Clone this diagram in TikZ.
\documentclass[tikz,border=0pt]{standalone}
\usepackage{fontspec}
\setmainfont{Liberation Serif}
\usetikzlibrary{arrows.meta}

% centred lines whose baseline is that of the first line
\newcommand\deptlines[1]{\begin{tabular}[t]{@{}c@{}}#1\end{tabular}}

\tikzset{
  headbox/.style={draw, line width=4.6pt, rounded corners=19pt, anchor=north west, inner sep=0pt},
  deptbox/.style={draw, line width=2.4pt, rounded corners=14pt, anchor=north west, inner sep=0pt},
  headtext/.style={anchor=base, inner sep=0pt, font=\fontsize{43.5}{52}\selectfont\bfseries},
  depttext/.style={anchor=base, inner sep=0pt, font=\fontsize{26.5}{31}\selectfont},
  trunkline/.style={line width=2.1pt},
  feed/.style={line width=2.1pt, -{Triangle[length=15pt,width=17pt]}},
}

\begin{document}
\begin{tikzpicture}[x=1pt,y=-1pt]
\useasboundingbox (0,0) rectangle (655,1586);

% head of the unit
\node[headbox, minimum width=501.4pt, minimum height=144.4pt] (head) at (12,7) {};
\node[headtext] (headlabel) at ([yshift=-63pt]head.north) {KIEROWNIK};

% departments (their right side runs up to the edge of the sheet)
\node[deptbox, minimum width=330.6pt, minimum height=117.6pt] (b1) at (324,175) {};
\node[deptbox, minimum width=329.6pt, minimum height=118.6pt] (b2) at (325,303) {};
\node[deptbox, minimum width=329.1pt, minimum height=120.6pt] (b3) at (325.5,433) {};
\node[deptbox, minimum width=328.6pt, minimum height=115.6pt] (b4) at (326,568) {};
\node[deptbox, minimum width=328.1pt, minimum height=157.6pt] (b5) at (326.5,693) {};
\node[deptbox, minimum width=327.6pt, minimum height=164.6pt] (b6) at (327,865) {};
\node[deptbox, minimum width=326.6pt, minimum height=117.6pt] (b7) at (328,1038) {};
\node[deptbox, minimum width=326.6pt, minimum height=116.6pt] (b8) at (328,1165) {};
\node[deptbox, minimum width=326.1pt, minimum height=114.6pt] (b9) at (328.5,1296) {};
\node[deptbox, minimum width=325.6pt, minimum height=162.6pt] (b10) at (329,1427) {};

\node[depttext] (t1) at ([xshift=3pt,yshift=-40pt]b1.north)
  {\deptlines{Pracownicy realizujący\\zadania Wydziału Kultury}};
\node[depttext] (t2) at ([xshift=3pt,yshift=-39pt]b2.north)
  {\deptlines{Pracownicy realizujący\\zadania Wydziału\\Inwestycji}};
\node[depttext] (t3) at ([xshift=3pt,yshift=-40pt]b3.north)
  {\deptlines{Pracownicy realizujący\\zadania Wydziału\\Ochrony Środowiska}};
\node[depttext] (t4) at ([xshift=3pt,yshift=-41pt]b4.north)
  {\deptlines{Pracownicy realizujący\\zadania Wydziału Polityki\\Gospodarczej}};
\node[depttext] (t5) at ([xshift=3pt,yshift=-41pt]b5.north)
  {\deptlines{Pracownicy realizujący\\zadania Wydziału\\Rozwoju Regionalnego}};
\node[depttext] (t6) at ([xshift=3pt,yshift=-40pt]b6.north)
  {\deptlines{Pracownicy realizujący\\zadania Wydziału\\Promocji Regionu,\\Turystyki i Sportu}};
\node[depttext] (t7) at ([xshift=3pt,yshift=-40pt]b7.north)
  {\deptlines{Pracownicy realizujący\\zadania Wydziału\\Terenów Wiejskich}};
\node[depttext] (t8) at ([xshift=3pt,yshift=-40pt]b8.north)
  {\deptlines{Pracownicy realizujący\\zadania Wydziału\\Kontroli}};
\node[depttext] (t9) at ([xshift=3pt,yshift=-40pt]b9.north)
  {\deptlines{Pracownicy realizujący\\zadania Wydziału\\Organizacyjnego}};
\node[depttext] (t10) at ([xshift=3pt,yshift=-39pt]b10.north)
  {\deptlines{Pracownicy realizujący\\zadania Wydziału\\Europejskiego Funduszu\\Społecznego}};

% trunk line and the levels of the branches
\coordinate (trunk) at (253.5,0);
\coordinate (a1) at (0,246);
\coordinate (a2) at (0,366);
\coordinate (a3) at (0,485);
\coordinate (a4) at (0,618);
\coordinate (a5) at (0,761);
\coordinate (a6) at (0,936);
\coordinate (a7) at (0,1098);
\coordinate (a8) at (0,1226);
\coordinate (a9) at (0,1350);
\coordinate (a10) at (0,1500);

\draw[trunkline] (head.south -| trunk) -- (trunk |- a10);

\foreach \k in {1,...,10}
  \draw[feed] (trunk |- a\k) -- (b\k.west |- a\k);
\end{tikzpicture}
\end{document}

--- TASK TO CARRY OUT ---
Look at the material above and copy, word for word, its lines from the first through the one containing "(headlabel) at ([yshift=-63pt]head.north)".

--- IN RESPONSE ---
Clone this diagram in TikZ.
\documentclass[tikz,border=0pt]{standalone}
\usepackage{fontspec}
\setmainfont{Liberation Serif}
\usetikzlibrary{arrows.meta}

% centred lines whose baseline is that of the first line
\newcommand\deptlines[1]{\begin{tabular}[t]{@{}c@{}}#1\end{tabular}}

\tikzset{
  headbox/.style={draw, line width=4.6pt, rounded corners=19pt, anchor=north west, inner sep=0pt},
  deptbox/.style={draw, line width=2.4pt, rounded corners=14pt, anchor=north west, inner sep=0pt},
  headtext/.style={anchor=base, inner sep=0pt, font=\fontsize{43.5}{52}\selectfont\bfseries},
  depttext/.style={anchor=base, inner sep=0pt, font=\fontsize{26.5}{31}\selectfont},
  trunkline/.style={line width=2.1pt},
  feed/.style={line width=2.1pt, -{Triangle[length=15pt,width=17pt]}},
}

\begin{document}
\begin{tikzpicture}[x=1pt,y=-1pt]
\useasboundingbox (0,0) rectangle (655,1586);

% head of the unit
\node[headbox, minimum width=501.4pt, minimum height=144.4pt] (head) at (12,7) {};
\node[headtext] (headlabel) at ([yshift=-63pt]head.north) {KIEROWNIK};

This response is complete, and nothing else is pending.